I have asked repeatedly if QF maintains the in house engineering expertise to understand what is happening to its engines and thus be proactive as opposed to reactive.

As a member of the management team of one of Australias first outsourcing companies involved in the IT industry, I know that one of he first moves we made is to "lobotomise" the customer so that no one within the customer organisation remains with the technical experience capable of taking issue with, or criticise, our service at all.

We did this first by the simple means of hiring away the best brains in the customer organisation.
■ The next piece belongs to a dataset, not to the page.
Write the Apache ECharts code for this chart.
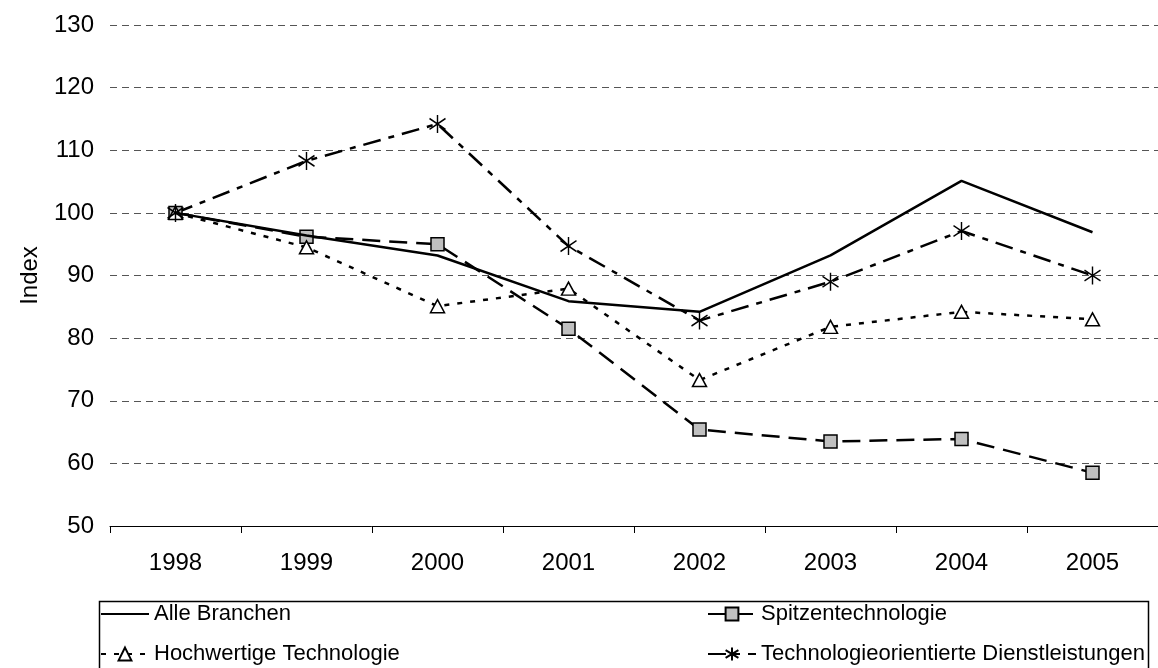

Secondly, we argued for the customer to retrench or fire any remaining technical staff on the basis that they were superfluous.

Finally we went to the manager who had made the outsourcing decision and told them in no uncertain terms that allowing potential technical "troublemakers" to remain in his organisation risked compromising the "success" of the outsourcing program by perhaps calling into question the wisdom of his outsourcing decision, with the obvious implication that if he relied totally on us, we would keep his career safe.

We used very well dressed, very smooth talking and intelligent people to convey this message and it succeeded every time. Hundreds were retrenched at our suggestion in many organisations, leaving them totally reliant on us for technical input, and thus immune from criticism. We produced brightly coloured reports every month that showed how well we were complying with contract performance requirements too.

It generally took about Five years before the organisation realised that they had lost operational control of a core capability that was now affecting their strategic business plans. They then had to begin the long, expensive and difficult task of building technical capability again, then prising our greasy little fingers off their computers.

What happened to the staff of the now closed Qantas RR centre of excellence?

To put it another way, in Five years time Qantas decides it wants to start a service to "Buttistan" in central Asia, and the airport is 4000 ft high and summer temperatures are 37C. Qantas then has to go cap in hand to RR regarding the thrust limits on the engines, and therefore its payload. In other words, RR now has a say in QF operational decisions. Am I being far fetched?
Sunfish's comment above is perhaps one of the most succinct and challenging comments I have ever read on PPRuNe. It is most chilling when one considers its depth and the far reaching consequences yet to be realized as a direct result of strategic decisions taken by inept (should I say ****wit?) CEO s and seniors Management at Qantas.